== What is asked ==
Leaving the pictures aside, transcribe every line below exactly.

== Information shown ==

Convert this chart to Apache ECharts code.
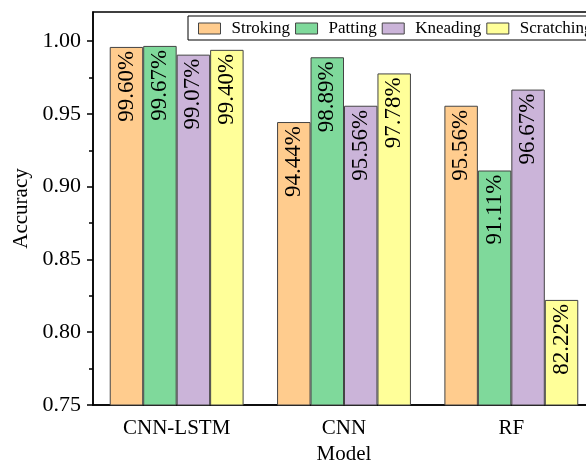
<!DOCTYPE html>
<html>
<head>
<meta charset="utf-8">
<script src="https://cdn.jsdelivr.net/npm/echarts@6/dist/echarts.min.js"></script>
<style>
  html, body { margin: 0; padding: 0; background: #fff; }
  #chart { width: 586px; height: 464px; }
</style>
</head>
<body>
<div id="chart"></div>
<script>
// Classification accuracy per model and gesture
const models = ['CNN-LSTM', 'CNN', 'RF'];
const gestures = ['Stroking', 'Patting', 'Kneading', 'Scratching'];
const stroking = [0.9960, 0.9444, 0.9556];
const patting = [0.9967, 0.9889, 0.9111];
const kneading = [0.9907, 0.9556, 0.9667];
const scratching = [0.9940, 0.9778, 0.8222];
const majorTicks = [0.75, 0.80, 0.85, 0.90, 0.95, 1.00];
const minorTicks = [0.775, 0.825, 0.875, 0.925, 0.975];

const seriesValues = [stroking, patting, kneading, scratching];
const colors = ['#FFCC8E', '#7FD99B', '#CBB4D9', '#FFFF99'];
const serif = "'Liberation Serif', 'Times New Roman', serif";

const chart = echarts.init(document.getElementById('chart'), null, { renderer: 'canvas' });

const series = gestures.map((name, i) => ({
  name: name,
  type: 'bar',
  data: seriesValues[i],
  barGap: '0%',
  barCategoryGap: '20%',
  itemStyle: { color: colors[i], borderColor: '#444', borderWidth: 1 },
  label: {
    show: true,
    position: 'insideTop',
    distance: 4,
    rotate: 90,
    align: 'right',
    verticalAlign: 'middle',
    color: '#000',
    fontFamily: serif,
    fontSize: 23,
    formatter: p => (p.value * 100).toFixed(2) + '%'
  }
}));

chart.setOption({
  animation: false,
  color: colors,
  textStyle: { fontFamily: serif },
  grid: {
    left: 93, width: 502, top: 12, bottom: 59,
    outerBoundsMode: 'none',
    show: true, borderColor: '#000', borderWidth: 1.5, backgroundColor: 'transparent'
  },
  legend: {
    data: gestures,
    left: 188, top: 16, width: 460,
    orient: 'horizontal',
    itemWidth: 22, itemHeight: 11, itemGap: 5,
    padding: [4, 8, 3, 10],
    borderColor: '#000', borderWidth: 1,
    icon: 'rect',
    itemStyle: { borderColor: '#444', borderWidth: 1 },
    textStyle: { fontFamily: serif, fontSize: 17, color: '#000', padding: [0, 0, 0, 6] }
  },
  xAxis: [
    {
      type: 'category',
      data: models,
      name: 'Model',
      nameLocation: 'middle',
      nameGap: 38,
      nameTextStyle: { fontFamily: serif, fontSize: 21, color: '#000' },
      axisLine: { lineStyle: { color: '#000', width: 1.5 } },
      axisTick: { alignWithLabel: true, length: 6, lineStyle: { color: '#000', width: 1.5 } },
      axisLabel: { margin: 13, fontFamily: serif, fontSize: 21, color: '#000' }
    },
    {
      type: 'category',
      data: models,
      position: 'bottom',
      axisLine: { show: false },
      axisTick: { length: 3, lineStyle: { color: '#000', width: 1.5 } },
      axisLabel: { show: false }
    }
  ],
  yAxis: [
    {
      type: 'value',
      min: 0.75, max: 1.02,
      name: 'Accuracy',
      nameLocation: 'middle',
      nameGap: 57,
      nameTextStyle: { fontFamily: serif, fontSize: 21, color: '#000' },
      axisLine: { show: true, lineStyle: { color: '#000', width: 1.5 } },
      axisTick: { show: true, length: 6, customValues: majorTicks, lineStyle: { color: '#000', width: 1.5 } },
      axisLabel: {
        margin: 12, fontFamily: serif, fontSize: 22, color: '#000',
        customValues: majorTicks,
        formatter: v => v.toFixed(2)
      },
      splitLine: { show: false }
    },
    {
      type: 'value',
      min: 0.75, max: 1.02,
      position: 'left',
      axisLine: { show: false },
      axisTick: { show: true, length: 4, customValues: minorTicks, lineStyle: { color: '#000', width: 1.5 } },
      axisLabel: { show: false },
      splitLine: { show: false }
    }
  ],
  series: series
});
</script>
</body>
</html>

== Exercise result ==
Convert this chart to Apache ECharts code.
<!DOCTYPE html>
<html>
<head>
<meta charset="utf-8">
<script src="https://cdn.jsdelivr.net/npm/echarts@6/dist/echarts.min.js"></script>
<style>
  html, body { margin: 0; padding: 0; background: #fff; }
  #chart { width: 586px; height: 464px; }
</style>
</head>
<body>
<div id="chart"></div>
<script>
// Classification accuracy per model and gesture
const models = ['CNN-LSTM', 'CNN', 'RF'];
const gestures = ['Stroking', 'Patting', 'Kneading', 'Scratching'];
const stroking = [0.9960, 0.9444, 0.9556];
const patting = [0.9967, 0.9889, 0.9111];
const kneading = [0.9907, 0.9556, 0.9667];
const scratching = [0.9940, 0.9778, 0.8222];
const majorTicks = [0.75, 0.80, 0.85, 0.90, 0.95, 1.00];
const minorTicks = [0.775, 0.825, 0.875, 0.925, 0.975];

const seriesValues = [stroking, patting, kneading, scratching];
const colors = ['#FFCC8E', '#7FD99B', '#CBB4D9', '#FFFF99'];
const serif = "'Liberation Serif', 'Times New Roman', serif";

const chart = echarts.init(document.getElementById('chart'), null, { renderer: 'canvas' });

const series = gestures.map((name, i) => ({
  name: name,
  type: 'bar',
  data: seriesValues[i],
  barGap: '0%',
  barCategoryGap: '20%',
  itemStyle: { color: colors[i], borderColor: '#444', borderWidth: 1 },
  label: {
    show: true,
    position: 'insideTop',
    distance: 4,
    rotate: 90,
    align: 'right',
    verticalAlign: 'middle',
    color: '#000',
    fontFamily: serif,
    fontSize: 23,
    formatter: p => (p.value * 100).toFixed(2) + '%'
  }
}));

chart.setOption({
  animation: false,
  color: colors,
  textStyle: { fontFamily: serif },
  grid: {
    left: 93, width: 502, top: 12, bottom: 59,
    outerBoundsMode: 'none',
    show: true, borderColor: '#000', borderWidth: 1.5, backgroundColor: 'transparent'
  },
  legend: {
    data: gestures,
    left: 188, top: 16, width: 460,
    orient: 'horizontal',
    itemWidth: 22, itemHeight: 11, itemGap: 5,
    padding: [4, 8, 3, 10],
    borderColor: '#000', borderWidth: 1,
    icon: 'rect',
    itemStyle: { borderColor: '#444', borderWidth: 1 },
    textStyle: { fontFamily: serif, fontSize: 17, color: '#000', padding: [0, 0, 0, 6] }
  },
  xAxis: [
    {
      type: 'category',
      data: models,
      name: 'Model',
      nameLocation: 'middle',
      nameGap: 38,
      nameTextStyle: { fontFamily: serif, fontSize: 21, color: '#000' },
      axisLine: { lineStyle: { color: '#000', width: 1.5 } },
      axisTick: { alignWithLabel: true, length: 6, lineStyle: { color: '#000', width: 1.5 } },
      axisLabel: { margin: 13, fontFamily: serif, fontSize: 21, color: '#000' }
    },
    {
      type: 'category',
      data: models,
      position: 'bottom',
      axisLine: { show: false },
      axisTick: { length: 3, lineStyle: { color: '#000', width: 1.5 } },
      axisLabel: { show: false }
    }
  ],
  yAxis: [
    {
      type: 'value',
      min: 0.75, max: 1.02,
      name: 'Accuracy',
      nameLocation: 'middle',
      nameGap: 57,
      nameTextStyle: { fontFamily: serif, fontSize: 21, color: '#000' },
      axisLine: { show: true, lineStyle: { color: '#000', width: 1.5 } },
      axisTick: { show: true, length: 6, customValues: majorTicks, lineStyle: { color: '#000', width: 1.5 } },
      axisLabel: {
        margin: 12, fontFamily: serif, fontSize: 22, color: '#000',
        customValues: majorTicks,
        formatter: v => v.toFixed(2)
      },
      splitLine: { show: false }
    },
    {
      type: 'value',
      min: 0.75, max: 1.02,
      position: 'left',
      axisLine: { show: false },
      axisTick: { show: true, length: 4, customValues: minorTicks, lineStyle: { color: '#000', width: 1.5 } },
      axisLabel: { show: false },
      splitLine: { show: false }
    }
  ],
  series: series
});
</script>
</body>
</html>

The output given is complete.